A positive point here is that Saxo’s CEO and founder Kim Fournais was allegedly going to up his stake in the business at roughly that valuation when the SPAC merger happened. Most SPACs felt like a way for existing shareholders and others to cash out at massive valuations but it’s hard to argue that’s the case if the founder is buying shares. So who knows? Maybe expansionary efforts are underway at Saxo.

Microsoft and the LSE

Something I’ve been meaning to write about for a while here now is Microsoft’s investment in the London Stock Exchange Group at the end of last year.

The tech company acquired a 4% stake in the LSE, but the deal was structured so that the exchange group had to commit to spending $2.8bn on Microsoft cloud products over the next 10 years.

Google made a similar deal with derivatives exchange operator CME Group last year. Interestingly, the press release that went out with that deal noted (bolding is mine) that…

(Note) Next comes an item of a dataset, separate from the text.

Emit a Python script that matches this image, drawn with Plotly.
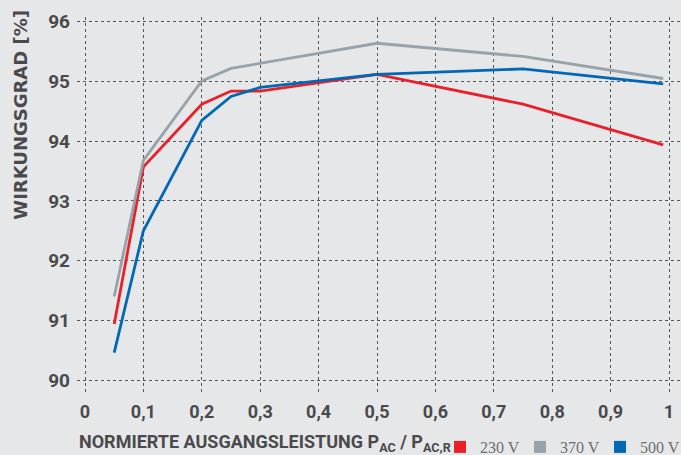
import plotly.graph_objects as go

x_red = [0.05, 0.1, 0.2, 0.25, 0.3, 0.5, 0.75, 0.99]
y_red = [90.94, 93.57, 94.62, 94.84, 94.84, 95.12, 94.62, 93.94]
x_gray = [0.05, 0.1, 0.2, 0.25, 0.5, 0.75, 0.99]
y_gray = [91.4, 93.68, 95.01, 95.22, 95.64, 95.42, 95.05]
x_blue = [0.05, 0.1, 0.2, 0.25, 0.3, 0.5, 0.75, 0.99]
y_blue = [90.46, 92.5, 94.35, 94.75, 94.9, 95.12, 95.21, 94.96]
names = ["230 V", "370 V", "500 V"]
colors = ["#e8202a", "#98a3a9", "#0068b4"]
x_ticks = [0, 0.1, 0.2, 0.3, 0.4, 0.5, 0.6, 0.7, 0.8, 0.9, 1]
x_labels = ["0", "0,1", "0,2", "0,3", "0,4", "0,5", "0,6", "0,7", "0,8", "0,9", "1"]
y_ticks = [90, 91, 92, 93, 94, 95, 96]

fig = go.Figure()
for xs, ys, c in [(x_red, y_red, colors[0]), (x_gray, y_gray, colors[1]), (x_blue, y_blue, colors[2])]:
    fig.add_trace(go.Scatter(x=xs, y=ys, mode="lines", line=dict(color=c, width=2.8), showlegend=False))
for n, c in zip(names, colors):
    fig.add_trace(go.Scatter(x=[None], y=[None], mode="markers", name=n,
                             marker=dict(symbol="square", size=12, color=c)))

txt = "#4a4a4c"
fig.update_layout(
    width=681, height=455,
    margin=dict(l=77, r=0, t=17, b=63, autoexpand=False),
    paper_bgcolor="#e6e7e9", plot_bgcolor="#e6e7e9",
    font=dict(family="Roboto", color=txt),
    legend=dict(orientation="h", xref="container", yref="container",
                x=440 / 681, xanchor="left", y=8 / 455, yanchor="middle",
                entrywidth=35, entrywidthmode="pixels",
                font=dict(family="Liberation Serif", size=16, color="#6e6e70"),
                itemwidth=30, tracegroupgap=0, bgcolor="rgba(0,0,0,0)", borderwidth=0),
    xaxis=dict(range=[-0.0137, 1.0205], tickmode="array", tickvals=x_ticks, ticktext=x_labels,
               showgrid=True, gridcolor="#555555", griddash="dot", gridwidth=1.3,
               zeroline=False, showline=False, ticks="outside", ticklen=3, tickcolor="rgba(0,0,0,0)",
               ticklabeloverflow="allow",
               tickfont=dict(family="Roboto", size=18, color=txt, weight="bold")),
    yaxis=dict(range=[89.8, 96.08], tickvals=y_ticks,
               showgrid=True, gridcolor="#555555", griddash="dot", gridwidth=1.3,
               zeroline=False, showline=False, ticks="", ticklabelstandoff=6,
               tickfont=dict(family="Roboto", size=19, color=txt, weight="bold")),
)
fig.add_annotation(xref="paper", yref="paper", x=-0.094, y=0.74, xanchor="center", yanchor="middle",
                   text="<b>WIRKUNGSGRAD [%]</b>", textangle=-90, showarrow=False,
                   font=dict(family="DejaVu Sans", size=18, color=txt))
fig.add_annotation(xref="paper", yref="paper", x=0.0, y=-0.135, xanchor="left", yanchor="middle",
                   text="<b>NORMIERTE AUSGANGSLEISTUNG P<sub>AC</sub> / P<sub>AC,R</sub></b>",
                   showarrow=False, font=dict(family="Roboto", size=18, color=txt))
fig.write_html("out.html", config={"displayModeBar": False},
               post_script="document.body.style.margin='0';document.body.style.overflow='hidden';document.body.style.background='#e6e7e9';")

“CME Group will migrate its technology infrastructure to Google Cloud beginning next year with data and clearing services, and eventually moving all of its markets to the cloud.”

I’m not a tech infrastructure person so if any readers have thoughts on this it would be interesting. if everything moves to the cloud, would that make latency less of a thing? Would you be able to co-locate servers if all infrastructure sits on Google / Microsoft cloud? 

Assuming the answer to the latter question is no, that seems like it would represent a big shift in market infrastructure. Again, happy to have comments on this.